▸ **GIVEN EXERCISE**
Present every line in which the string "with" appears.

▸ **EXTRACTED MATERIAL**

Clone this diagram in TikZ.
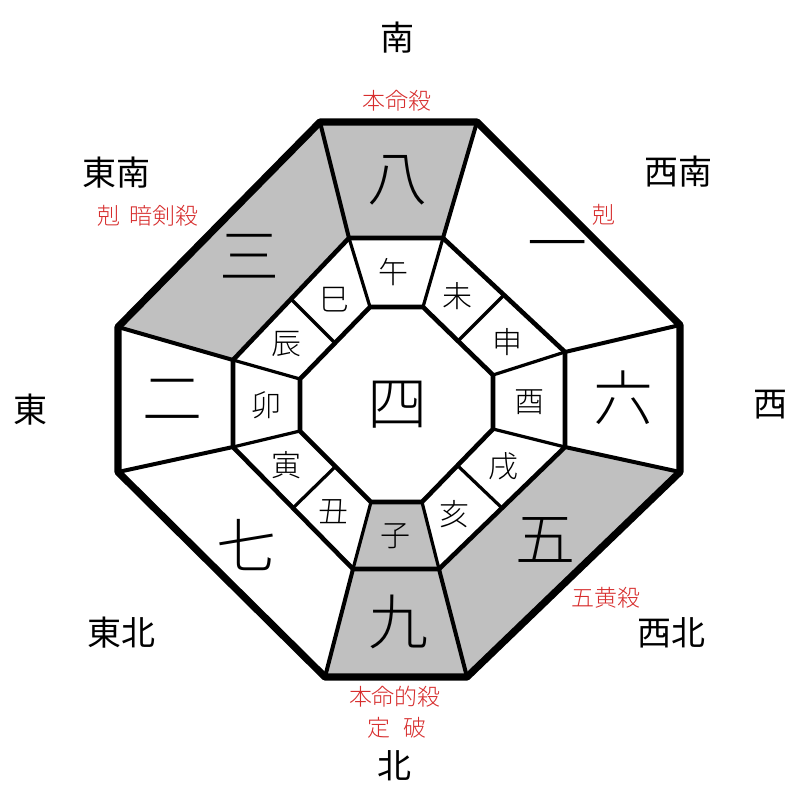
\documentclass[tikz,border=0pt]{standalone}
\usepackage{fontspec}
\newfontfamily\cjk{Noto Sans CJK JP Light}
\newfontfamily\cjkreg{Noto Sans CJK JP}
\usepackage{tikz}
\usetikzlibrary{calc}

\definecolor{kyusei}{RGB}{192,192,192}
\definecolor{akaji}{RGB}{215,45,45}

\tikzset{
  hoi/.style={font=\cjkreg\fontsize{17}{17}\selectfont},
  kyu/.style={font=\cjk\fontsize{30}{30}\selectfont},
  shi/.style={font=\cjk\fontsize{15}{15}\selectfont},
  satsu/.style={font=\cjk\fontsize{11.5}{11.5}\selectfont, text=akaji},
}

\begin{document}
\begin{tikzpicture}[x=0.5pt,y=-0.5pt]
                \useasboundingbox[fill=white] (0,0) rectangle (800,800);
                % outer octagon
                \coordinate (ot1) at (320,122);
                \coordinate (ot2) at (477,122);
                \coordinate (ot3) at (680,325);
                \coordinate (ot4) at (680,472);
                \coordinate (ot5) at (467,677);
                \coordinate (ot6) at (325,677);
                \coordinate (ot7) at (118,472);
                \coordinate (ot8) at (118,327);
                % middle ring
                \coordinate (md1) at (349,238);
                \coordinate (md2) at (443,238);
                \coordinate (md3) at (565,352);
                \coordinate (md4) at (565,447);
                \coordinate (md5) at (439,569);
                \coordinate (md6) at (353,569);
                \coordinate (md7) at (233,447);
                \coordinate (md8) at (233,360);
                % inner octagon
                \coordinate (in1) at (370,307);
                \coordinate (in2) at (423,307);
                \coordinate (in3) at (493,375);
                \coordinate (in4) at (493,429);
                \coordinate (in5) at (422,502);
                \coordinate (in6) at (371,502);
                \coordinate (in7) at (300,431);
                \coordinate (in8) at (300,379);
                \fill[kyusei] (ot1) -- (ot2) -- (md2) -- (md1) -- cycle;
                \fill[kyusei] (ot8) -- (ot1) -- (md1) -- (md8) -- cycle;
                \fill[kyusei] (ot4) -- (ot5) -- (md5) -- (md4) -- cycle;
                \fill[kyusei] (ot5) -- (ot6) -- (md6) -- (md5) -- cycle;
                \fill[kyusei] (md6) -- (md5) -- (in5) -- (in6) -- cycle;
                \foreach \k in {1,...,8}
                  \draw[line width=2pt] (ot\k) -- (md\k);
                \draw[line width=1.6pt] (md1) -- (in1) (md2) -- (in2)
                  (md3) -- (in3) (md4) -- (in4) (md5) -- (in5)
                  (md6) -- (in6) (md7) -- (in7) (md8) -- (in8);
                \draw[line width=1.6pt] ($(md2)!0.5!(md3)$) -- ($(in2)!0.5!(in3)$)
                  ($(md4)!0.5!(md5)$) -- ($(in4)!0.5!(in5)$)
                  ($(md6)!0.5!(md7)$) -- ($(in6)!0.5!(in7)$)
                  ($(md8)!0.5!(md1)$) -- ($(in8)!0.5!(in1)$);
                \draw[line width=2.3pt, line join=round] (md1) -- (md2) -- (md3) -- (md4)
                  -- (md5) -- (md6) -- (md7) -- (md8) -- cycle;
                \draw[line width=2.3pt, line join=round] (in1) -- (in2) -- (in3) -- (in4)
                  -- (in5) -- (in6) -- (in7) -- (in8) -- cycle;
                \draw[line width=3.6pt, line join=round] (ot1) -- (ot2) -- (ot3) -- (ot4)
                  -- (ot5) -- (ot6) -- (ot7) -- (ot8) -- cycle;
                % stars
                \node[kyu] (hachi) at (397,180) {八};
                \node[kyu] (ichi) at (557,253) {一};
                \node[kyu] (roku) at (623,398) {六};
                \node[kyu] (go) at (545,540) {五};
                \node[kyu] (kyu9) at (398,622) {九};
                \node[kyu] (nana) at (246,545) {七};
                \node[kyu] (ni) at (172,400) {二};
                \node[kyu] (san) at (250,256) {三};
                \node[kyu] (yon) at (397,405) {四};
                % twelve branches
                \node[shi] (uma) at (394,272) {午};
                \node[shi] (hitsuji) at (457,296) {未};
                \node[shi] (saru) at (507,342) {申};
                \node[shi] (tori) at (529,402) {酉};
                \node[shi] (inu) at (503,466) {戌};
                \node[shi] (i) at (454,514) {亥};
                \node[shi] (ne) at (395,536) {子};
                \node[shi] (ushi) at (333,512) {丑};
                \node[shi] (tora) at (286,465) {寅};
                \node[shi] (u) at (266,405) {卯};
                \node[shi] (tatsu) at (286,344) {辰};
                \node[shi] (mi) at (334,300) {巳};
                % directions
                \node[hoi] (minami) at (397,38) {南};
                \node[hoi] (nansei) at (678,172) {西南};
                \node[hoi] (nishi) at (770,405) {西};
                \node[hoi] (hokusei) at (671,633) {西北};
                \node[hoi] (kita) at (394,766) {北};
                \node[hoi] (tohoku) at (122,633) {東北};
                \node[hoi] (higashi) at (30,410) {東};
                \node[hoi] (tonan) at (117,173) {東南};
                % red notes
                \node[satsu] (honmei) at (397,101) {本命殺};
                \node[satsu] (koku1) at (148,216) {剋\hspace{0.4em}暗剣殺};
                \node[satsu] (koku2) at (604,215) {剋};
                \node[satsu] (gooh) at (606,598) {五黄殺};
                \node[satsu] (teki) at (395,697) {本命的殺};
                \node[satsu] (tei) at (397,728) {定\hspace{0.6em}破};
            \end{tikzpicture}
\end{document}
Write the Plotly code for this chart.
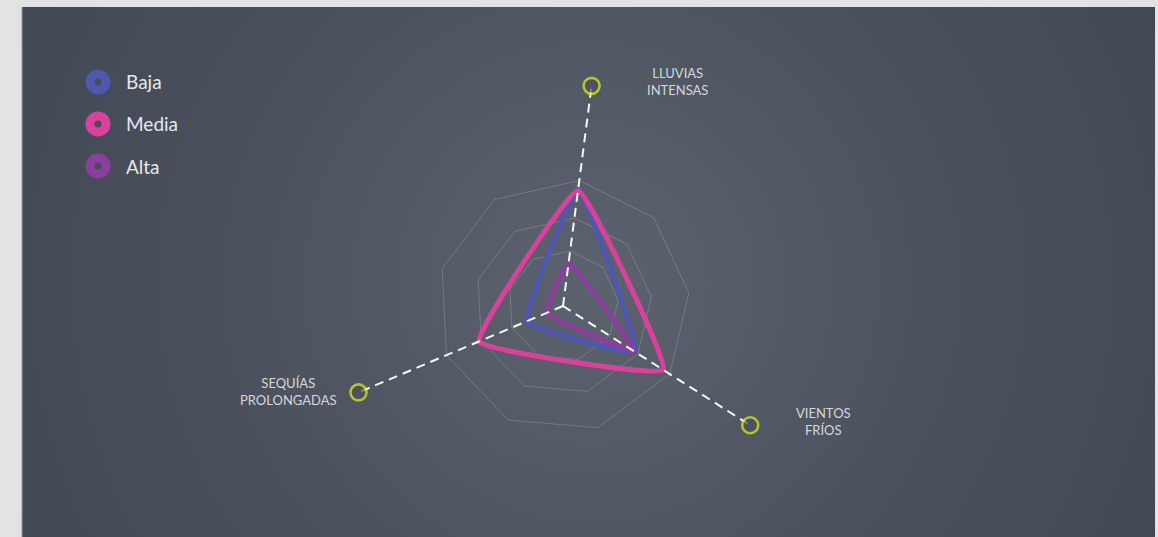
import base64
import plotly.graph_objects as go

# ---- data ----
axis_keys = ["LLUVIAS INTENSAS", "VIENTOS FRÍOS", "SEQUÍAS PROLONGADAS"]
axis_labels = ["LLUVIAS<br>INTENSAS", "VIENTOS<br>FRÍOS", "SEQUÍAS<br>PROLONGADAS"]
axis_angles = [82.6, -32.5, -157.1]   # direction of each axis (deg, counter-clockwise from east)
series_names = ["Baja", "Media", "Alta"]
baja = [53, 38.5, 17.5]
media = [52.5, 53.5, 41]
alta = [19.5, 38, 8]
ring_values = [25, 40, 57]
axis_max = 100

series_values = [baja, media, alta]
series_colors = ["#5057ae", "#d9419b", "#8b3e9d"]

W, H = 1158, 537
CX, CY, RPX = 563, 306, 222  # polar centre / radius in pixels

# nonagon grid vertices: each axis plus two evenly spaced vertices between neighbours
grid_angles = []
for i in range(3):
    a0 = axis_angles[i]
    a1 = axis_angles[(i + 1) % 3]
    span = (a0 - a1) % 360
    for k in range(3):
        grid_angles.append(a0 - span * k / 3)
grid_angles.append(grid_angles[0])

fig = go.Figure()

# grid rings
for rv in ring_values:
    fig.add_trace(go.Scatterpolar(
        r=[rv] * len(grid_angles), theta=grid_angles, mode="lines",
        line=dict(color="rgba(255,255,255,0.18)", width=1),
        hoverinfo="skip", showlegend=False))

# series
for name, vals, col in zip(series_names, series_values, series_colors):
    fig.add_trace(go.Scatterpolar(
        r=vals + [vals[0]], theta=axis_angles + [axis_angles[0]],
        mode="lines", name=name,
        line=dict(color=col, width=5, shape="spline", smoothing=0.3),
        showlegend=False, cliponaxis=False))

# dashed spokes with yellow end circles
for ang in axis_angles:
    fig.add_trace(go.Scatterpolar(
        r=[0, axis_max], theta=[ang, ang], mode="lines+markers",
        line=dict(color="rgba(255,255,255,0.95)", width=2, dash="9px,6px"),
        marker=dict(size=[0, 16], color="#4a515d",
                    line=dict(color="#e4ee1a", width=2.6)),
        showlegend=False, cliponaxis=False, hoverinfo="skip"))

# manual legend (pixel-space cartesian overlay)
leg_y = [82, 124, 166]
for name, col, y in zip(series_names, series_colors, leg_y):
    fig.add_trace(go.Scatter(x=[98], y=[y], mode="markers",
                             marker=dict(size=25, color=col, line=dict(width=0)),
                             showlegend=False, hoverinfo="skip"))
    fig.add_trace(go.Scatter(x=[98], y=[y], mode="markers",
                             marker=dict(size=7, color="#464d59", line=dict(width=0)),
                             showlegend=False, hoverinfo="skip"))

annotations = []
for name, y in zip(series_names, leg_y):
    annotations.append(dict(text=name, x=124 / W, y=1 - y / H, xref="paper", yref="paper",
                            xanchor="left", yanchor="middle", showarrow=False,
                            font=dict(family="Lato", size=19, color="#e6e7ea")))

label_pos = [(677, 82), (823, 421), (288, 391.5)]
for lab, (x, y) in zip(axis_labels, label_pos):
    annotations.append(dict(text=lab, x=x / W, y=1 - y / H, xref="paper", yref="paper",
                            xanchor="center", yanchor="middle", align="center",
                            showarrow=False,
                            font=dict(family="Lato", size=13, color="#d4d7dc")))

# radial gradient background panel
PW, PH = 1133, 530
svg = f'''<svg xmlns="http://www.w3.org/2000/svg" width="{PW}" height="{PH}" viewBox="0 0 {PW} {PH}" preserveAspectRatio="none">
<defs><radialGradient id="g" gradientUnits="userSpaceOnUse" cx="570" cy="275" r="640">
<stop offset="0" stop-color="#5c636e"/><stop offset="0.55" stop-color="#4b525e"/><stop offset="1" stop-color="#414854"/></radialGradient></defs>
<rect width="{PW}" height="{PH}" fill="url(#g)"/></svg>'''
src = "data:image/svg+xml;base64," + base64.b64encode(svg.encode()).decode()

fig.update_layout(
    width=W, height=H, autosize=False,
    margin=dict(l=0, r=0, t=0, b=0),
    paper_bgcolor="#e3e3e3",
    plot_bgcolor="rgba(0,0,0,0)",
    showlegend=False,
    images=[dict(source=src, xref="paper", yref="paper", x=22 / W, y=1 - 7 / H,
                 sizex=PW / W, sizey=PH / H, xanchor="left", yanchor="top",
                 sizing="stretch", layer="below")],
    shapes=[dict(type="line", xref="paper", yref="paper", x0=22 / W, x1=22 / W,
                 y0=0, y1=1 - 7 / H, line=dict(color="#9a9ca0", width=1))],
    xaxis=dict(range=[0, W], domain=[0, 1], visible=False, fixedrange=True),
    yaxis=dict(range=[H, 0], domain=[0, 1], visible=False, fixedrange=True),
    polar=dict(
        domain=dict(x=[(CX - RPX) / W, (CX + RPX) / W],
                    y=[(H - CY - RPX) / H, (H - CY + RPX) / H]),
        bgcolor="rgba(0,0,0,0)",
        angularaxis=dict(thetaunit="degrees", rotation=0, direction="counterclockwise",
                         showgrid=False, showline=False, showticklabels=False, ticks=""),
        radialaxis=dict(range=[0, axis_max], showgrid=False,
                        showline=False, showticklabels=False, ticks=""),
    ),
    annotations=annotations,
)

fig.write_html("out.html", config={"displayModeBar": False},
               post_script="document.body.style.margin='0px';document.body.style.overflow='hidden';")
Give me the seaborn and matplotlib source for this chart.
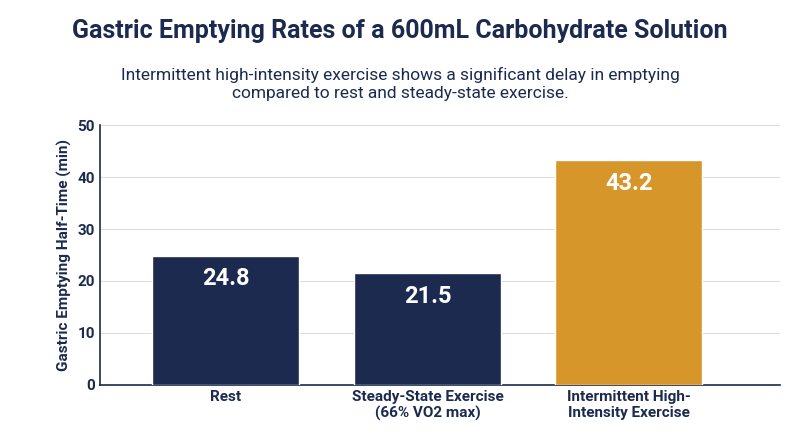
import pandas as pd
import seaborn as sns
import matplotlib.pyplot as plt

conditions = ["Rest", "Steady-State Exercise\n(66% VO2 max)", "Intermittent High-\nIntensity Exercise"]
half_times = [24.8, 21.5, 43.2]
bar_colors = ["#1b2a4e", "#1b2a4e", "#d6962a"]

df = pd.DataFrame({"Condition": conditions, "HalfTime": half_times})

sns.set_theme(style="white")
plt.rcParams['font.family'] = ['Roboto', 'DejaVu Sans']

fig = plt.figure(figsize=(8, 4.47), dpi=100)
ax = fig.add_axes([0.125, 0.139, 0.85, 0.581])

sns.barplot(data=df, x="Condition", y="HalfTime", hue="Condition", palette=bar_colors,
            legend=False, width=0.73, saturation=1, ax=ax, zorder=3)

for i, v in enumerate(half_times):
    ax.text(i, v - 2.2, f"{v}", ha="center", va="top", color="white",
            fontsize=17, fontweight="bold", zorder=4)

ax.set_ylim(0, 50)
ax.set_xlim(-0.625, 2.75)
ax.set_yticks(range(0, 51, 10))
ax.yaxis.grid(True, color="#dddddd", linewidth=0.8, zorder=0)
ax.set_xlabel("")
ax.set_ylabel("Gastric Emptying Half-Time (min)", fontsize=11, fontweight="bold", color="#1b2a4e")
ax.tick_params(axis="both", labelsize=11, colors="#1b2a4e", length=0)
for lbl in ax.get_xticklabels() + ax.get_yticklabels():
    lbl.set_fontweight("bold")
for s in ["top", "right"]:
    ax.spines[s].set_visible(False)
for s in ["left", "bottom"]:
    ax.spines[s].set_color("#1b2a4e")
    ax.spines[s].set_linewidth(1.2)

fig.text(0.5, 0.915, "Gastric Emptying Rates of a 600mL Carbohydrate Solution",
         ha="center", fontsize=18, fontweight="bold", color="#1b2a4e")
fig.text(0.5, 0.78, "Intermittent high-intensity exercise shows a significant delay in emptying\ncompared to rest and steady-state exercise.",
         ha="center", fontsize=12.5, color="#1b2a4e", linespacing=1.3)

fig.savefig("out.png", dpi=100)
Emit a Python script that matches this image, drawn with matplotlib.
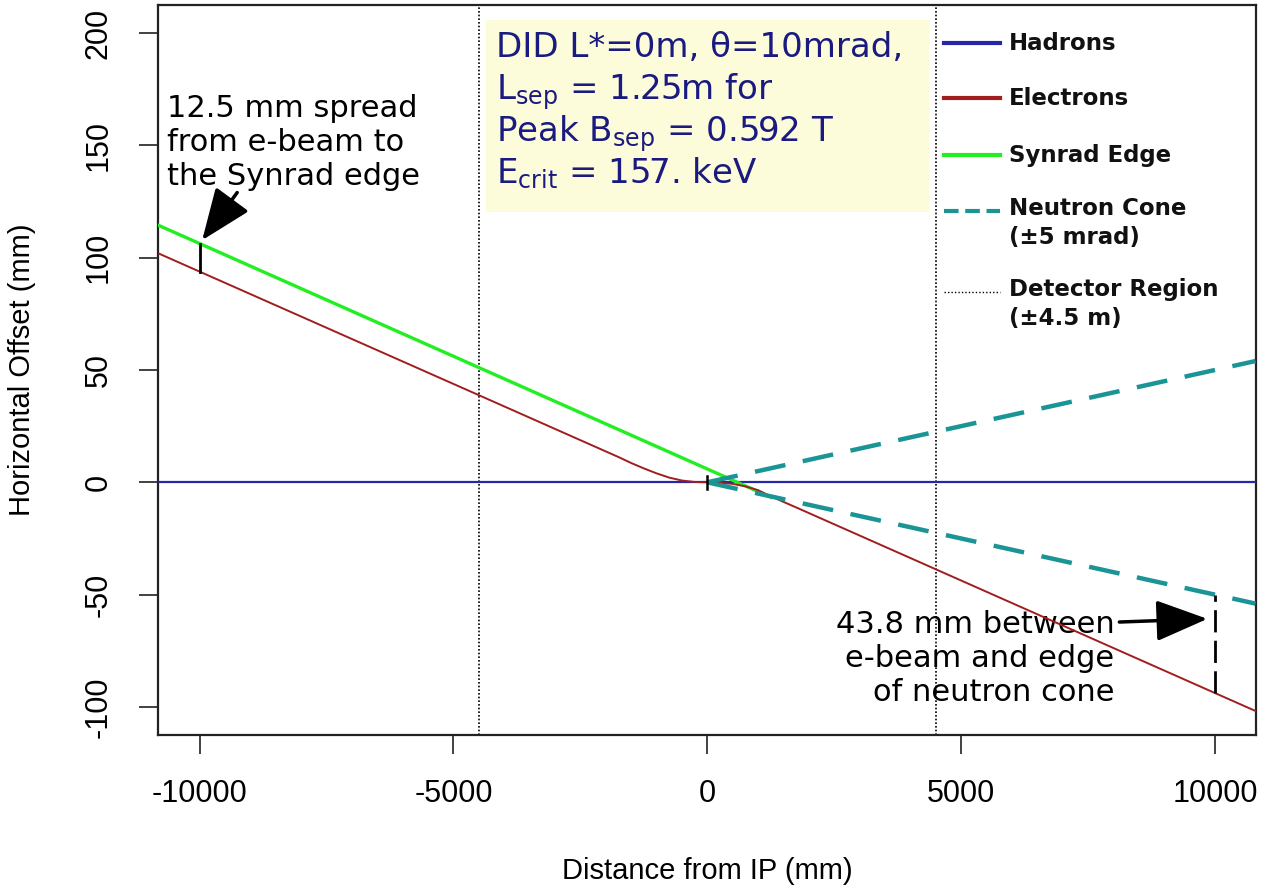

▸ **TASK RESPONSE**
# dashed spokes with yellow end circles
Emit a Python script that matches this image, drawn with matplotlib.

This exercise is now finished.